October 16, 1997


Wilde In, Wilde Out

Bentley's "Lover" Dramatizes Parallel Paths


by Rob Kendt


The title is a bit off, Eric Bentley admitted in a recent interview about Lord Alfred's Lover, his play about the final days of Oscar Wilde and his bete noire, Lord Alfred "Bosie" Douglas, which has its Los Angeles premiere this week in a staged reading by the Purple Circuit in commemoration of what would be Wilde's 143st birthday (Oct. 16).


"It's an irony," said Bentley, 81, who in addition to penning his own plays (Round 2, Are You Now or Have You Ever Been?) gained a name as the premier translator of Brecht into English. "Wilde is known as Lord Alfred's lover, but I think if they were ever lovers, it was for a very brief time, if at all. Alfred certainly had a big crush on Wilde, and Wilde liked to be seen running around with a good-looking young lord. But I think that was all there was to it."


Douglas gets the historical distinction, though, because it was the indignation of his father, the Marquess of Queensberry, at his son's association with Wilde that led to the notorious 1895 trial which ended up with Wilde in jail for "gross indecency," an ambiguous rubric for the very specific crime of homosexual sodomy (which also provides the title for Moises Kaufman's currently running Off-Broadway hit, based on trial records).


But, as Bentley's play dramatizes, there was much more to the story than the trial. The events that followed, and the arc they completed in both Wilde's and Douglas' lives, are the subject of Lord Alfred's Lover--and the locus of its relevance for today's in-and/or-out gay people.

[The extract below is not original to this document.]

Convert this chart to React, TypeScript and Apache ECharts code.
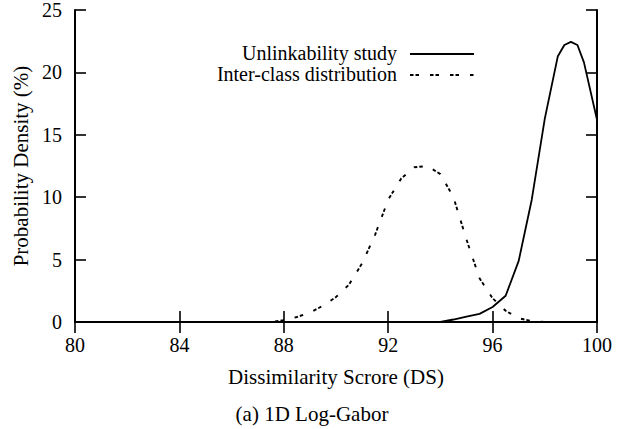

"In jail, Wilde denounced homosexuality and his former life--like Galileo in jail denying that the earth goes 'round the sun," said Bentley. "He was in such a hysterical state, I suppose he thought he meant it. He may have temporarily forced himself into believing that."


When he got out of jail, though, Bentley said, "For the first time he told himself that he was gay, and went through what we would call coming out." Bentley bases this judgment on letters Wilde wrote near the end of his life, when he was living in a shabby Paris hotel. Before that awakening, as Bentley pointed out, Wilde was accused by Queensberry mainly of "posing" as a sodomite--and in any case the pre-trial Wilde was all about role-playing and artifice, so who knew?


Douglas was another piece of work: A conscious, declared homosexual in his Oxford days, and in many respects the one who initiated Wilde into what there was of a Victorian gay subculture, Douglas recanted after Wilde's trial, married and became a Catholic, and even hired ghost-writers to pen books excoriating his former associate and friend.


"What I try to present in the play is two men, Lord Alfred and Wilde, whose lives are parallel in some ways," said Bentley. "Wilde was a gay man who finally recognized it at the end, whereas Alfred knew from the start, but was a hypocrite and tried to disavow it."


It's easy to see how these two diverging paths are still with us. The closets may be emptying out, but we've learned that openness that doesn't necessarily uncomplicate sexuality. For an illustration, check out A Noise Within's exquisite new production of Noel Coward's Design for Living. And, obviously, check out Lord Alfred's Lover, presented in a staged reading by the Purple Circuit at the First Stage in Hollywood, Oct. 16-18, with proceeds to benefit the Theatre Collection of ONE Institute/Gay and Lesbian Archives. For info, call (213) 666-0693.


Wilde's birthday, incidentally, is also being celebrated by the London premiere of Wilde, a promising new biopic starring Stephen Fry, Jude Law, Vanessa Redgrave, and Jennifer Ehle, which has yet to pick up an American distributor.